Got separated, got a half bj, got dropped off in random part of the city, don't tell anyone
Is there a reason "Call me when you're legal" is written on my arm? I'm 22..
he just fed my chickens on farmville...i guess that's his way of saying thanks for the sex<3
The gyno asked how many partners i've had... I said ummmm she goes ok then i'll just put down ten.
You unbuttoned your shirt and started walking down the center of the road screaming traffic stops for Enrique Iglesias.
He kept pouting and saying i cockblocked him and I kept yelling "I'm sorry...but the cock was never out to be blocked"

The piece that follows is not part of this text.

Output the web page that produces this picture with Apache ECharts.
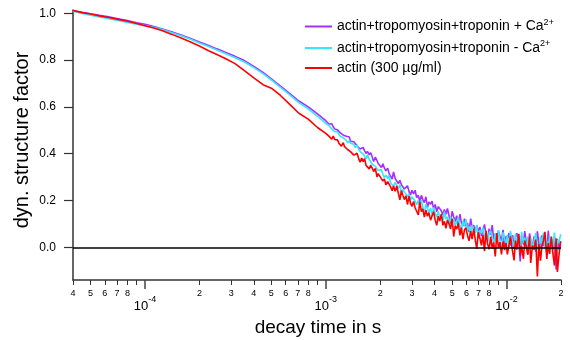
<!DOCTYPE html>
<html><head><meta charset="utf-8">
<script src="https://cdn.jsdelivr.net/npm/echarts@6/dist/echarts.min.js"></script>
<style>html,body{margin:0;padding:0;background:#fff}#c{width:570px;height:340px}</style>
</head><body><div id="c"></div>
<script>
// ---------- data ----------
const seriesNames = ['actin+tropomyosin+troponin + Ca2+', 'actin+tropomyosin+troponin - Ca2+', 'actin (300 µg/ml)'];
const seriesColors = ['#a82cff', '#33e8fa', '#ff0000'];
// decay time in microseconds
const timeMicroseconds = [40,45,50,56,63,71,80,90,100,112,125,140,160,180,200,225,250,280,315,355,400,450,500,560,630,710,800,900,1000,
1020,1040,1060,1080,1100,1120,1140,1160,1180,1200,
1220,1250,1270,1300,1320,1350,1370,1400,1430,1460,
1490,1520,1550,1580,1610,1640,1670,1700,1740,1770,
1810,1840,1880,1920,1950,1990,2030,2070,2110,2150,
2200,2240,2280,2330,2370,2420,2470,2520,2570,2620,
2670,2720,2780,2830,2890,2940,3000,3060,3120,3180,
3250,3310,3380,3440,3510,3580,3650,3720,3800,3870,
3950,4030,4110,4190,4270,4360,4440,4530,4620,4710,
4810,4900,5000,5100,5200,5300,5410,5520,5620,5740,
5850,5960,6080,6200,6330,6450,6580,6710,6840,6980,
7120,7260,7400,7550,7700,7850,8010,8170,8330,8490,
8660,8830,9010,9190,9370,9560,9750,9940,10100,10300,
10500,10800,11000,11200,11400,11700,11900,12100,12400,12600,
12900,13100,13400,13600,13900,14200,14500,14800,15100,15400,
15700,16000,16300,16700,17000,17300,17700,18000,18400,18800,
19100,19500,19900];
const withCa = [1.012,1.004,0.998,0.991,0.985,0.977,0.969,0.960,0.953,0.943,
0.933,0.921,0.906,0.891,0.877,0.862,0.848,0.833,0.816,0.798,
0.773,0.747,0.720,0.690,0.658,0.625,0.600,0.570,0.541,
0.537,0.527,0.527,0.528,0.515,0.506,0.512,0.502,0.506,0.490,
0.490,0.479,0.484,0.475,0.467,0.471,0.453,0.458,0.451,0.451,
0.434,0.440,0.420,0.428,0.427,0.412,0.401,0.410,0.395,0.405,
0.385,0.367,0.385,0.371,0.358,0.364,0.341,0.357,0.338,0.327,
0.338,0.315,0.319,0.292,0.322,0.294,0.297,0.272,0.286,0.267,
0.272,0.249,0.257,0.263,0.238,0.223,0.244,0.228,0.244,0.213,
0.222,0.196,0.222,0.205,0.191,0.216,0.169,0.194,0.184,0.197,
0.164,0.183,0.152,0.174,0.177,0.155,0.140,0.162,0.141,0.166,
0.134,0.101,0.154,0.131,0.110,0.135,0.091,0.142,0.107,0.091,
0.122,0.090,0.104,0.065,0.123,0.083,0.095,0.063,0.094,0.068,
0.087,0.048,0.073,0.098,0.053,0.027,0.080,0.053,0.095,0.033,
0.058,0.020,0.070,0.048,0.029,0.075,0.000,0.048,0.035,0.061,
0.007,0.052,-0.006,0.045,0.060,0.021,-0.060,0.050,0.011,0.069,
0.014,-0.032,0.059,0.029,0.001,0.047,-0.019,0.068,0.016,-0.003,
0.051,0.005,0.031,-0.026,0.071,0.012,0.036,-0.012,0.042,-0.095,
0.036,-0.010,0.025];
const withoutCa = [1.009,0.999,0.992,0.984,0.977,0.969,0.961,0.953,0.947,0.940,
0.931,0.918,0.903,0.888,0.873,0.858,0.843,0.827,0.810,0.792,
0.768,0.742,0.715,0.685,0.652,0.618,0.592,0.560,0.530,
0.528,0.521,0.520,0.506,0.508,0.494,0.497,0.494,0.484,0.475,
0.478,0.468,0.470,0.457,0.446,0.455,0.446,0.438,0.440,0.426,
0.438,0.419,0.409,0.417,0.399,0.399,0.378,0.396,0.375,0.374,
0.355,0.362,0.346,0.347,0.328,0.330,0.332,0.312,0.298,0.308,
0.294,0.308,0.276,0.282,0.260,0.278,0.264,0.251,0.268,0.230,
0.247,0.237,0.244,0.217,0.229,0.202,0.216,0.216,0.197,0.182,
0.200,0.177,0.202,0.171,0.145,0.185,0.167,0.150,0.168,0.132,
0.171,0.143,0.130,0.153,0.128,0.138,0.108,0.153,0.121,0.130,
0.100,0.131,0.106,0.122,0.091,0.110,0.128,0.093,0.072,0.111,
0.090,0.121,0.072,0.089,0.059,0.095,0.077,0.061,0.096,0.036,
0.073,0.060,0.085,0.035,0.069,0.021,0.061,0.071,0.038,0.017,
0.060,0.027,0.074,0.028,-0.010,0.064,0.038,0.014,0.051,-0.003,
0.070,0.023,0.003,0.059,0.010,0.037,-0.022,0.066,0.017,0.041,
-0.010,0.046,0.009,0.040,-0.008,0.028,0.061,0.008,-0.024,0.046,
0.015,0.063,-0.005,0.028,-0.016,0.048,0.023,0.001,0.063,-0.029,
0.032,0.019,0.056];
const actinOnly = [1.012,1.003,0.997,0.989,0.982,0.974,0.966,0.956,0.947,0.937,
0.925,0.911,0.893,0.876,0.860,0.840,0.824,0.806,0.785,0.755,
0.724,0.695,0.680,0.650,0.612,0.573,0.548,0.512,0.487,
0.484,0.475,0.479,0.462,0.475,0.461,0.453,0.459,0.446,0.447,
0.432,0.447,0.430,0.431,0.418,0.422,0.409,0.409,0.394,0.395,
0.402,0.379,0.364,0.381,0.366,0.379,0.350,0.355,0.335,0.351,
0.337,0.324,0.337,0.301,0.315,0.304,0.310,0.283,0.292,0.267,
0.281,0.283,0.259,0.242,0.262,0.239,0.262,0.231,0.203,0.242,
0.222,0.204,0.220,0.183,0.219,0.189,0.175,0.196,0.169,0.177,
0.138,0.195,0.153,0.164,0.129,0.159,0.133,0.148,0.116,0.134,
0.152,0.116,0.094,0.133,0.112,0.143,0.094,0.111,0.081,0.117,
0.099,0.078,0.123,0.046,0.092,0.078,0.102,0.051,0.084,0.035,
0.074,0.084,0.050,0.028,0.069,0.035,0.080,0.033,-0.007,0.065,
0.039,0.008,0.053,-0.017,0.070,0.014,-0.008,0.046,-0.005,0.021,
-0.039,0.061,-0.002,0.022,-0.030,0.025,-0.012,0.019,-0.030,0.006,
0.047,-0.018,-0.056,0.029,-0.010,0.058,-0.035,0.006,-0.049,0.029,
-0.002,-0.030,0.045,-0.067,0.007,-0.010,0.033,-0.125,0.015,-0.057,
0.008,0.028,0.066,-0.050,0.018,-0.028,0.046,-0.021,-0.078,0.038,
-0.105,-0.032,0.026];
const yTickValues = [0, 0.2, 0.4, 0.6, 0.8, 1.0];
const minorTickValues = [4e-5,5e-5,6e-5,7e-5,8e-5,9e-5,2e-4,3e-4,4e-4,5e-4,6e-4,7e-4,8e-4,9e-4,2e-3,3e-3,4e-3,5e-3,6e-3,7e-3,8e-3,9e-3,2e-2];
const minorLabelValues = [4e-5,5e-5,6e-5,7e-5,8e-5,2e-4,3e-4,4e-4,5e-4,6e-4,7e-4,8e-4,2e-3,3e-3,4e-3,5e-3,6e-3,7e-3,8e-3,2e-2];
const minorLabelTexts = ['4','5','6','7','8','2','3','4','5','6','7','8','2','3','4','5','6','7','8','2'];
const majorTickValues = [1e-4, 1e-3, 1e-2];
const majorExponentTexts = ['-4', '-3', '-2'];
const xMin = 4e-5, xMax = 2e-2, yMin = -0.1397, yMax = 1.0141;
// ---------- chart ----------
const FONT = '"Liberation Sans", Arial, sans-serif';
const lg = Math.log10;
const minorMap = {}; minorLabelValues.forEach((v, i) => { minorMap[lg(v).toFixed(4)] = minorLabelTexts[i]; });
const majorMap = {}; majorTickValues.forEach((v, i) => { majorMap[lg(v).toFixed(4)] = majorExponentTexts[i]; });
const legendRich = {
  'actin+tropomyosin+troponin + Ca2+': '{t|actin+tropomyosin+troponin + Ca}{s|2+}',
  'actin+tropomyosin+troponin - Ca2+': '{t|actin+tropomyosin+troponin - Ca}{s|2+}',
  'actin (300 µg/ml)': '{t|actin (300 µg/ml)}'
};
const valueLists = [withCa, withoutCa, actinOnly];
const chart = echarts.init(document.getElementById('c'), null, {renderer: 'canvas'});
const hiddenAxis = {axisLine: {show: false}, axisTick: {show: false}, axisLabel: {show: false}, splitLine: {show: false}};
chart.setOption({
  animation: false,
  backgroundColor: '#fff',
  textStyle: {fontFamily: FONT, color: '#000'},
  grid: {left: 73, right: 9, top: 10, bottom: 60, containLabel: false},
  legend: {
    orient: 'vertical', left: 305, top: 18, padding: 0, icon: 'rect',
    itemWidth: 27, itemHeight: 2, itemGap: 6, itemTextGap: 7,
    data: seriesNames,
    formatter: n => legendRich[n],
    textStyle: {fontFamily: FONT, color: '#000', rich: {
      t: {fontSize: 14, lineHeight: 17, fontFamily: FONT, color: '#000'},
      s: {fontSize: 9, verticalAlign: 'top', fontFamily: FONT, color: '#000'}
    }}
  },
  xAxis: [
    Object.assign({type: 'log', logBase: 10, min: xMin, max: xMax, gridIndex: 0}, hiddenAxis),
    {type: 'value', gridIndex: 0, position: 'bottom', min: lg(xMin), max: lg(xMax),
      axisLine: {show: true, onZero: false, lineStyle: {color: '#333', width: 1.5}},
      axisTick: {show: true, customValues: minorTickValues.map(lg), length: 5, lineStyle: {color: '#333', width: 1}},
      axisLabel: {show: true, customValues: minorLabelValues.map(lg), margin: 9, fontSize: 9, color: '#000', fontFamily: FONT,
        formatter: v => minorMap[Number(v).toFixed(4)] || ''},
      splitLine: {show: false}},
    {type: 'value', gridIndex: 0, position: 'bottom', min: lg(xMin), max: lg(xMax),
      axisLine: {show: false, onZero: false},
      axisTick: {show: true, customValues: majorTickValues.map(lg), length: 9, lineStyle: {color: '#444', width: 1.5}},
      axisLabel: {show: true, customValues: majorTickValues.map(lg), margin: 15, color: '#000',
        formatter: v => '{b|10}{s|' + (majorMap[Number(v).toFixed(4)] || '') + '}',
        rich: {b: {fontSize: 13, lineHeight: 22, fontFamily: FONT, color: '#000'},
               s: {fontSize: 9, verticalAlign: 'top', fontFamily: FONT, color: '#000'}}},
      splitLine: {show: false}}
  ],
  yAxis: {type: 'value', min: yMin, max: yMax,
    axisLine: {show: true, onZero: false, lineStyle: {color: '#333', width: 1.5}},
    axisTick: {show: true, customValues: yTickValues, length: 9, lineStyle: {color: '#333', width: 1.2}},
    axisLabel: {customValues: yTickValues, formatter: v => Number(v).toFixed(1), fontSize: 12, margin: 17, color: '#000', fontFamily: FONT},
    splitLine: {show: false}},
  graphic: [
    {type: 'text', x: 22, y: 140, rotation: Math.PI / 2,
      style: {text: 'dyn. structure factor', fontSize: 20, fontFamily: FONT, fill: '#000', align: 'center', verticalAlign: 'middle'}},
    {type: 'text', x: 318, y: 328,
      style: {text: 'decay time in s', fontSize: 19, fontFamily: FONT, fill: '#000', align: 'center', verticalAlign: 'middle'}}
  ],
  series: seriesNames.map((name, k) => ({
    name: name, type: 'line', xAxisIndex: 0, yAxisIndex: 0,
    showSymbol: false, symbol: 'none',
    color: seriesColors[k],
    lineStyle: {color: seriesColors[k], width: 1.6},
    data: timeMicroseconds.map((t, i) => [t * 1e-6, valueLists[k][i]]),
    markLine: k === 0 ? {silent: true, symbol: 'none', label: {show: false},
      lineStyle: {color: '#000', width: 1.5, type: 'solid'}, data: [{yAxis: 0}]} : undefined
  }))
});
</script></body></html>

I'm hiding her cosmo magazine. the only sex tip she needs is to not handcuff her boyfriend to her roommates bed and lose the key
Sex last night was mind blowing. your wife is one lucky lady.
My gyno overestimated by 3 TIMES the amount of sex we have per week. First of all, he must think I'm a freak. Secondly, I think we should catch up.
At the very least, I mastered a nap while occasionally being dry humped.
I need to you to send me drugs via FedEx
If you had been home 20 minutes ago, you probably would've caught me masturbating, so it might be for the best.
he told me he didn't like my name so he was going to call me Casey instead
His name isnt in my phone as “Satan’s spawn” for no reason. #devildick
It started with drunk jenga and ended with me simultaneously peeing and puking on his feet in the tub while he held me up. I met Tequila. I don't like her.